EXERCISE GOAL: Retype word for word the first line of the listing and each line after it up to the line with "50, bottom: 343", with the pictures taken out.

MATERIAL:
- - - -
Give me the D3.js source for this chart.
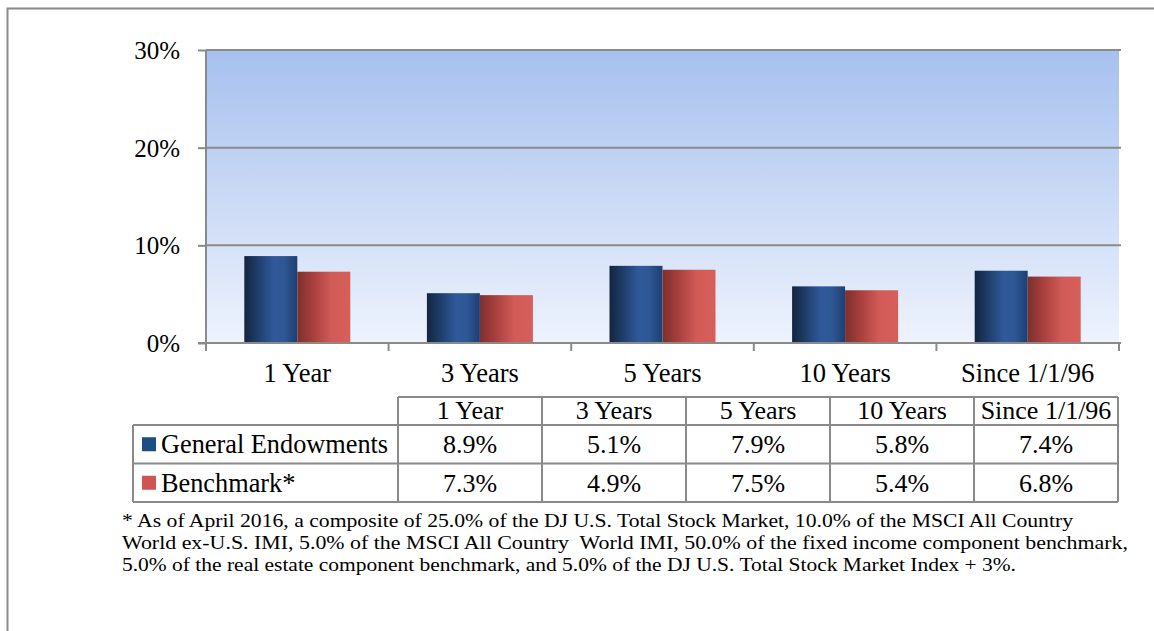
<!DOCTYPE html>
<html>
<head>
<meta charset="utf-8">
<script src="https://cdn.jsdelivr.net/npm/d3@7"></script>
<style>
  html, body { margin: 0; padding: 0; background: #ffffff; }
  svg { display: block; }
  svg text { font-family: "Liberation Serif", "Times New Roman", serif; }
</style>
</head>
<body>
<svg id="chart" width="1154" height="631"></svg>
<script>
// Annualized returns by period
const categories = ["1 Year", "3 Years", "5 Years", "10 Years", "Since 1/1/96"];
const endowments = [8.9, 5.1, 7.9, 5.8, 7.4];
const benchmark = [7.3, 4.9, 7.5, 5.4, 6.8];
const seriesNames = ["General Endowments", "Benchmark*"];
const yTicks = [0, 10, 20, 30];
const footnote = [
  "* As of April 2016, a composite of 25.0% of the DJ U.S. Total Stock Market, 10.0% of the MSCI All Country",
  "World ex-U.S. IMI, 5.0% of the MSCI All Country  World IMI, 50.0% of the fixed income component benchmark,",
  "5.0% of the real estate component benchmark, and 5.0% of the DJ U.S. Total Stock Market Index + 3%."
];
const footnoteWidths = [951, 1006, 894];

const svg = d3.select("#chart");
const gray = "#8a8a8a";
const serif = "'Liberation Serif', 'Times New Roman', serif";

// outer frame
svg.append("rect")
  .attr("x", 7.5).attr("y", 8.5).attr("width", 1160).attr("height", 640)
  .attr("fill", "none").attr("stroke", gray).attr("stroke-width", 2);

const plot = { left: 206, right: 1119, top: 50, bottom: 343 };

const x = d3.scaleBand().domain(categories).range([plot.left, plot.right]).paddingInner(0).paddingOuter(0);
const y = d3.scaleLinear().domain([0, 30]).range([plot.bottom, plot.top]);

const defs = svg.append("defs");
const bg = defs.append("linearGradient").attr("id", "bgGrad").attr("x1", 0).attr("y1", 0).attr("x2", 0).attr("y2", 1);
bg.append("stop").attr("offset", "0%").attr("stop-color", "#a6c0ee");
bg.append("stop").attr("offset", "100%").attr("stop-color", "#eef3fd");

const blueGrad = defs.append("linearGradient").attr("id", "blueGrad").attr("x1", 0).attr("y1", 0).attr("x2", 1).attr("y2", 0);
[["0%", "#13253f"], ["25%", "#1f3d6a"], ["55%", "#30599a"], ["75%", "#2e5795"], ["100%", "#1d3f72"]]
  .forEach(([o, c]) => blueGrad.append("stop").attr("offset", o).attr("stop-color", c));

const redGrad = defs.append("linearGradient").attr("id", "redGrad").attr("x1", 0).attr("y1", 0).attr("x2", 1).attr("y2", 0);
[["0%", "#7d2f2e"], ["30%", "#a8403e"], ["65%", "#d25b57"], ["100%", "#d65f5b"]]
  .forEach(([o, c]) => redGrad.append("stop").attr("offset", o).attr("stop-color", c));

// plot background
svg.append("rect")
  .attr("x", plot.left).attr("y", plot.top)
  .attr("width", plot.right - plot.left).attr("height", plot.bottom - plot.top)
  .attr("fill", "url(#bgGrad)");

// horizontal gridlines
svg.append("g").selectAll("line").data(yTicks.filter(d => d > 0)).join("line")
  .attr("x1", plot.left).attr("x2", plot.right + 2)
  .attr("y1", d => y(d)).attr("y2", d => y(d))
  .attr("stroke", gray).attr("stroke-width", 2);

// bars
const barW = 53;
const groups = svg.append("g").selectAll("g").data(categories).join("g")
  .attr("transform", d => `translate(${x(d) + x.bandwidth() / 2},0)`);

groups.append("rect")
  .attr("x", -barW).attr("width", barW)
  .attr("y", (d, i) => y(endowments[i]))
  .attr("height", (d, i) => y(0) - y(endowments[i]))
  .attr("fill", "url(#blueGrad)");

groups.append("rect")
  .attr("x", 0).attr("width", barW)
  .attr("y", (d, i) => y(benchmark[i]))
  .attr("height", (d, i) => y(0) - y(benchmark[i]))
  .attr("fill", "url(#redGrad)");

// y axis
const yAxis = d3.axisLeft(y).tickValues(yTicks).tickSize(8).tickFormat(d => d + "%");
const gy = svg.append("g").attr("transform", `translate(${plot.left},0)`).call(yAxis)
  .attr("font-family", serif);
gy.select(".domain").attr("stroke", gray).attr("stroke-width", 2).attr("d", `M0,${plot.top}V${plot.bottom}`);
gy.selectAll(".tick line").attr("stroke", gray).attr("stroke-width", 2);
gy.selectAll(".tick text")
  .attr("x", -26).attr("dy", "0.34em")
  .attr("font-size", 25).attr("fill", "#000");

// x axis
const gx = svg.append("g").attr("transform", `translate(0,${plot.bottom})`);
gx.append("line").attr("x1", plot.left - 8).attr("x2", plot.right + 2)
  .attr("y1", 0).attr("y2", 0).attr("stroke", gray).attr("stroke-width", 2);
const bounds = categories.map(c => x(c)).concat([plot.right]);
gx.selectAll("line.tk").data(bounds).join("line").attr("class", "tk")
  .attr("x1", d => d).attr("x2", d => d).attr("y1", 0).attr("y2", 8)
  .attr("stroke", gray).attr("stroke-width", 2);
gx.selectAll("text").data(categories).join("text")
  .attr("x", d => x(d) + x.bandwidth() / 2).attr("y", 39)
  .attr("text-anchor", "middle").attr("font-size", 26.5).attr("fill", "#000")
  .text(d => d);

// data table
const table = { left: 133, labelRight: 398, right: 1118, top: 397, headerBottom: 425, rowH: 38.5 };
const tx = d3.scaleBand().domain(categories).range([table.labelRight, table.right]);
const rows = [endowments, benchmark];
const tableBottom = table.headerBottom + rows.length * table.rowH;
const tg = svg.append("g");
const lineStyle = sel => sel.attr("stroke", gray).attr("stroke-width", 2);

// header row top line
tg.append("line").call(lineStyle)
  .attr("x1", table.labelRight).attr("x2", table.right).attr("y1", table.top).attr("y2", table.top);
// horizontal row lines
tg.selectAll("line.h").data(d3.range(rows.length + 1)).join("line").attr("class", "h").call(lineStyle)
  .attr("x1", table.left).attr("x2", table.right)
  .attr("y1", i => table.headerBottom + i * table.rowH).attr("y2", i => table.headerBottom + i * table.rowH);
// vertical lines
tg.append("line").call(lineStyle)
  .attr("x1", table.left).attr("x2", table.left).attr("y1", table.headerBottom).attr("y2", tableBottom);
const colEdges = categories.map(c => tx(c)).concat([table.right]);
tg.selectAll("line.v").data(colEdges).join("line").attr("class", "v").call(lineStyle)
  .attr("x1", d => d).attr("x2", d => d)
  .attr("y1", table.top).attr("y2", tableBottom);

// header labels
tg.selectAll("text.hd").data(categories).join("text").attr("class", "hd")
  .attr("x", d => tx(d) + tx.bandwidth() / 2).attr("y", table.headerBottom - 6)
  .attr("text-anchor", "middle").attr("font-size", 26).attr("fill", "#000")
  .text(d => d);

// series rows
const swatch = ["#1f4e85", "#cf5552"];
rows.forEach((vals, r) => {
  const rowTop = table.headerBottom + r * table.rowH;
  const mid = rowTop + table.rowH / 2;
  tg.append("rect").attr("x", 142).attr("y", mid - 7).attr("width", 14).attr("height", 14)
    .attr("fill", swatch[r]);
  tg.append("text").attr("x", 161).attr("y", mid + 9)
    .attr("font-size", 26.3).attr("fill", "#000").text(seriesNames[r]);
  tg.selectAll(null).data(vals).join("text")
    .attr("x", (d, i) => tx(categories[i]) + tx.bandwidth() / 2).attr("y", mid + 9)
    .attr("text-anchor", "middle").attr("font-size", 26).attr("fill", "#000")
    .text(d => d.toFixed(1) + "%");
});

// footnote
svg.append("g").selectAll("text").data(footnote).join("text")
  .attr("x", 122).attr("y", (d, i) => 527 + i * 22)
  .attr("font-size", 18).attr("fill", "#000")
  .attr("textLength", (d, i) => footnoteWidths[i])
  .attr("lengthAdjust", "spacingAndGlyphs")
  .style("white-space", "pre")
  .text(d => d);
</script>
</body>
</html>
- - - -
THE ANSWER:
Give me the D3.js source for this chart.
<!DOCTYPE html>
<html>
<head>
<meta charset="utf-8">
<script src="https://cdn.jsdelivr.net/npm/d3@7"></script>
<style>
  html, body { margin: 0; padding: 0; background: #ffffff; }
  svg { display: block; }
  svg text { font-family: "Liberation Serif", "Times New Roman", serif; }
</style>
</head>
<body>
<svg id="chart" width="1154" height="631"></svg>
<script>
// Annualized returns by period
const categories = ["1 Year", "3 Years", "5 Years", "10 Years", "Since 1/1/96"];
const endowments = [8.9, 5.1, 7.9, 5.8, 7.4];
const benchmark = [7.3, 4.9, 7.5, 5.4, 6.8];
const seriesNames = ["General Endowments", "Benchmark*"];
const yTicks = [0, 10, 20, 30];
const footnote = [
  "* As of April 2016, a composite of 25.0% of the DJ U.S. Total Stock Market, 10.0% of the MSCI All Country",
  "World ex-U.S. IMI, 5.0% of the MSCI All Country  World IMI, 50.0% of the fixed income component benchmark,",
  "5.0% of the real estate component benchmark, and 5.0% of the DJ U.S. Total Stock Market Index + 3%."
];
const footnoteWidths = [951, 1006, 894];

const svg = d3.select("#chart");
const gray = "#8a8a8a";
const serif = "'Liberation Serif', 'Times New Roman', serif";

// outer frame
svg.append("rect")
  .attr("x", 7.5).attr("y", 8.5).attr("width", 1160).attr("height", 640)
  .attr("fill", "none").attr("stroke", gray).attr("stroke-width", 2);

const plot = { left: 206, right: 1119, top: 50, bottom: 343 };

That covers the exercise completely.